There aren’t many happy conservation stories these days.

The plot and players are familiar by now: a species on the verge of extinction and a swelling human population seemingly intent on pushing it over the edge, plus the ever-looming climate catastrophe that ratchets up the stakes in all wildlife protection narratives.

But in the case of the California condor — North America’s largest flying bird — those elements add up to something very different: good news.

In 1982, when just 22 California condors were left in the world and the species’ obituary was being written in advance, scientists captured the remaining population to breed the scavenger birds in captivity. Nearly four decades later, a consortium of government agencies and nonprofit groups announced a miraculous milestone: 1,000 California condor chicks hatched since the official rescue program began.

The 1,000th chick hatched at Zion National Park in Utah, probably in May. Officials confirmed its survival earlier this month, inspiring a symbolic cheer at a time when experts say Earth is experiencing its sixth mass extinction of plants and animals, the worst since dinosaurs died off 65 million years ago.

“We don’t celebrate the successes enough to remember what that feels like and get reinvigorated,” Chris Parish, director of conservation at the Peregrine Fund, a partner in the recovery program, told The Washington Post. “We’ve put a lot of effort into this. A lot of dollars, a lot of years of research. We are closer to recovery, and our ultimate goal is a self-sustaining population.”

Forty thousand years ago, condors prowled skies across North America, their nearly 10-foot wingspans cutting an impressive figure wherever the trail of mammoth and saber-toothed cat carcasses led them. Considered sacred by many Native American tribes in the west, the number of California condors began to dwindle as citizens of a young United States spread across the continent.

Researchers began studying the vultures in earnest in the 1940s and even then, the population was imperiled, Parish said. By the 1980s, with fewer than two dozen remaining, experts began the slow process of capturing, breeding and reintroducing the birds back into the wild.

The population has since grown to more than 500, with over half living outside of captivity. In 2016, the Los Angeles Times reported this progress represented “one of the most dramatic turnarounds ever for a species on the brink of extinction.”

But the species remains critically endangered, and the raptors are now found mainly in California, Arizona, southern Utah and Baja California, Mexico.

Experts have monitored the condors intensively, trying to determine what exactly leads to their demise.

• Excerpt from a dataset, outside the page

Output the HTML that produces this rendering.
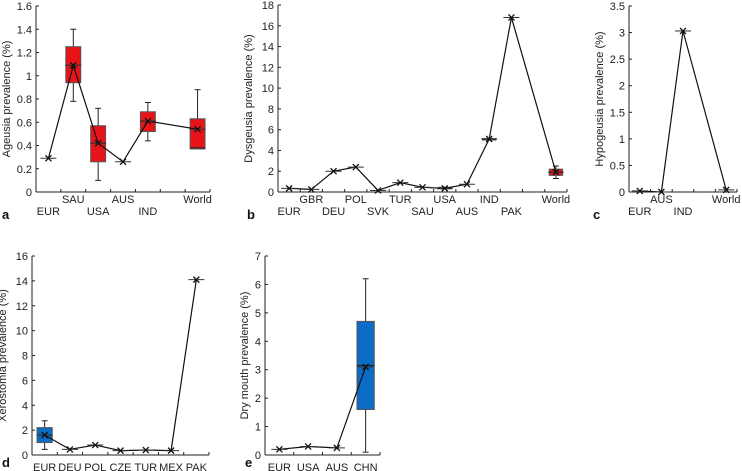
<!DOCTYPE html>
<html><head><meta charset="utf-8"><style>
html,body{margin:0;padding:0;background:#fff;}
svg{display:block;font-family:"Liberation Sans",sans-serif;}
</style></head><body>
<svg id="chart" width="742" height="471" viewBox="0 0 742 471" xmlns="http://www.w3.org/2000/svg"></svg>
<script>
// Panel a: Ageusia
const catsA = ["EUR","SAU","USA","AUS","IND","","World"];
const valsA = [0.29,1.09,0.42,0.26,0.61,null,0.54];
const boxA = [null,[0.78,0.94,1.09,1.25,1.40],[0.10,0.26,0.42,0.57,0.72],null,[0.44,0.52,0.61,0.69,0.77],null,[0.37,0.37,0.38,0.63,0.88]];
const ticksA = [0,0.2,0.4,0.6,0.8,1,1.2,1.4,1.6];
// Panel b: Dysgeusia
const catsB = ["EUR","GBR","DEU","POL","SVK","TUR","SAU","USA","AUS","IND","PAK","","World"];
const valsB = [0.35,0.25,2.0,2.4,0.15,0.9,0.45,0.35,0.75,5.1,16.8,null,1.9];
const boxB = [null,null,null,null,null,null,null,[0.3,0.3,0.35,0.45,0.45],null,[5.0,5.0,5.1,5.15,5.15],null,null,[1.3,1.6,1.9,2.2,2.5]];
const ticksB = [0,2,4,6,8,10,12,14,16,18];
// Panel c: Hypogeusia
const catsC = ["EUR","AUS","IND","","World"];
const valsC = [0.02,0.0,3.03,null,0.04];
const ticksC = [0,0.5,1,1.5,2,2.5,3,3.5];
// Panel d: Xerostomia
const catsD = ["EUR","DEU","POL","CZE","TUR","MEX","PAK"];
const valsD = [1.6,0.45,0.8,0.35,0.4,0.35,14.1];
const boxD = [[0.45,1.0,1.6,2.2,2.75],null,null,null,null,null,null];
const ticksD = [0,2,4,6,8,10,12,14,16];
// Panel e: Dry mouth
const catsE = ["EUR","USA","AUS","CHN"];
const valsE = [0.2,0.3,0.25,3.1];
const boxE = [null,null,null,[0.1,1.6,3.15,4.7,6.2]];
const ticksE = [0,1,2,3,4,5,6,7];

const svg = document.getElementById('chart');
const NS = "http://www.w3.org/2000/svg";
function mk(tag, attrs, parent){
  const e = document.createElementNS(NS, tag);
  for (const k in attrs) e.setAttribute(k, attrs[k]);
  (parent||svg).appendChild(e);
  return e;
}
function panel(cfg){
  const g = mk('g', {});
  
  
  const {x0,x1,y0,y1,max,cats,vals,boxes,ticks,color,title,letter,stagger} = cfg;
  const n = cats.length, sw = (x1-x0)/n;
  const X = i => x0 + sw*(i+0.5);
  const Y = v => y0 - (v/max)*(y0-y1);
  const ya = mk('line',{x1:x0,y1:y1,x2:x0,y2:y0,stroke:'#222','stroke-width':1},g);
   
  const xa = mk('line',{x1:x0,y1:y0,x2:x1,y2:y0,stroke:'#222','stroke-width':1},g);
   
  ticks.forEach(t=>{
    mk('line',{x1:x0,y1:Y(t),x2:x0+3,y2:Y(t),stroke:'#222'},g);
    const tl = mk('text',{x:x0-4,y:Y(t)+4,'text-anchor':'end','font-size':11,fill:'#222'},g);
    tl.textContent = t;
     
  });
  for(let i=1;i<=n;i++){ const tx=x0+sw*i; mk('line',{x1:tx,y1:y0,x2:tx,y2:y0-3,stroke:'#222'},g); }
  let k=0;
  cats.forEach((c,i)=>{
    if(!c) return;
    const ty = stagger ? (k%2===0 ? y0+23 : y0+11) : y0+16;
    k++;
    const tl = mk('text',{x:X(i),y:ty,'text-anchor':'middle','font-size':11,fill:'#222'},g);
    tl.textContent = c;
     
  });
  if(boxes) boxes.forEach((b,i)=>{
    if(!b) return;
    const bw = sw*0.6, cx = X(i);
    mk('line',{x1:cx,y1:Y(b[0]),x2:cx,y2:Y(b[4]),stroke:'#222'},g);
    mk('line',{x1:cx-3,y1:Y(b[0]),x2:cx+3,y2:Y(b[0]),stroke:'#222'},g);
    mk('line',{x1:cx-3,y1:Y(b[4]),x2:cx+3,y2:Y(b[4]),stroke:'#222'},g);
    const r = mk('rect',{x:cx-bw/2,y:Y(b[3]),width:bw,height:Math.max(1,Y(b[1])-Y(b[3])),fill:color,stroke:'#555','stroke-width':1},g);
     
    mk('line',{x1:cx-bw/2,y1:Y(b[2]),x2:cx+bw/2,y2:Y(b[2]),stroke:'#222'},g);
  });
  const pts = [];
  vals.forEach((v,i)=>{ if(v!==null) pts.push(X(i)+','+Y(v)); });
  const pl = mk('polyline',{points:pts.join(' '),fill:'none',stroke:'#111','stroke-width':1.2},g);
   
  vals.forEach((v,i)=>{
    if(v===null) return;
    const cx=X(i), cy=Y(v);
    mk('line',{x1:cx-8,y1:cy,x2:cx+8,y2:cy,stroke:'#333','stroke-width':1},g);
    const m = mk('path',{d:`M${cx-3},${cy-3}L${cx+3},${cy+3}M${cx-3},${cy+3}L${cx+3},${cy-3}`,stroke:'#111','stroke-width':1.3},g);
     
  });
  const tt = mk('text',{transform:`translate(${x0-(cfg.titleOff||26)},${(y0+y1)/2}) rotate(-90)`,'text-anchor':'middle','font-size':11,fill:'#222'},g);
  tt.textContent = title;
   
  const lt = mk('text',{x:letter[0],y:letter[1],'font-size':13,'font-weight':'bold',fill:'#111'},g);
  lt.textContent = cfg.letterText;
   
}
panel({name:'panel-a-ageusia',x0:36,x1:210,y0:192,y1:6,max:1.6,cats:catsA,vals:valsA,boxes:boxA,ticks:ticksA,color:'#e8141a',title:'Ageusia prevalence (%)',letter:[2,219],letterText:'a',stagger:true});
panel({name:'panel-b-dysgeusia',x0:278,x1:567,y0:192,y1:5,max:18,cats:catsB,vals:valsB,boxes:boxB,ticks:ticksB,color:'#e8141a',title:'Dysgeusia prevalence (%)',letter:[247,219],letterText:'b',stagger:true});
panel({name:'panel-c-hypogeusia',x0:629,x1:737,y0:192,y1:6,max:3.5,cats:catsC,vals:valsC,boxes:null,ticks:ticksC,color:'#e8141a',title:'Hypogeusia prevalence (%)',letter:[593,219],letterText:'c',stagger:true});
panel({name:'panel-d-xerostomia',x0:32,x1:209,y0:455,y1:256,max:16,cats:catsD,vals:valsD,boxes:boxD,ticks:ticksD,color:'#0a6cc4',title:'Xerostomia prevalence (%)',letter:[2,467],letterText:'d',stagger:false});
panel({name:'panel-e-dry-mouth',x0:265,x1:380,y0:455,y1:256,max:7,cats:catsE,vals:valsE,boxes:boxE,ticks:ticksE,color:'#0a6cc4',title:'Dry mouth prevalence (%)',titleOff:17,letter:[245,467],letterText:'e',stagger:false});
</script>
</body></html>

It’s not a lack of food, Parish said, and it doesn’t seem to be the always expanding human industrial complex, either, eliminating two of the most common species killers. Instead, scientists have found that the leading cause of California condor mortality — by far — is lead poisoning.

The birds often feast on the carrion of animals shot and left behind by hunters, and they sometimes swallow lead pellets, fragments or whole bullets while picking at the flesh. Scientists understand this relationship, between lead and animals that become part of the food chain, in large part because they were so fastidious in their study of the California condor.

It was among the research that prompted California’s ban on lead ammunition, which took effect this month and prohibits lead ammunition when shooting any wildlife anywhere in the state. But Parish and the North American Non-lead Partnership have avoided advocating bans and are instead pushing for increased education in the hunting community.

Parish pointed to a pilot program in Northern Arizona, where nearly 9 in 10 deer hunters have either switched to non-lead ammunition or agreed to haul away the remains of shot animals. It’s programs like that, he said, that must be expanded if the conservation community wants to continue the condor’s success story.

For Parish, the fight for the California condor is bigger than just the one species.

“It’s not the bird that’s worth it,” he said. “It’s successfully identifying the problem and solutions and acting on those solutions. That’s what we’re going to need. We’re going to need to have confidence in society that we can do it again.”

Because Parish, like most all conservationists, knows that the California condor is far from the final species to teeter on the precipice of extinction.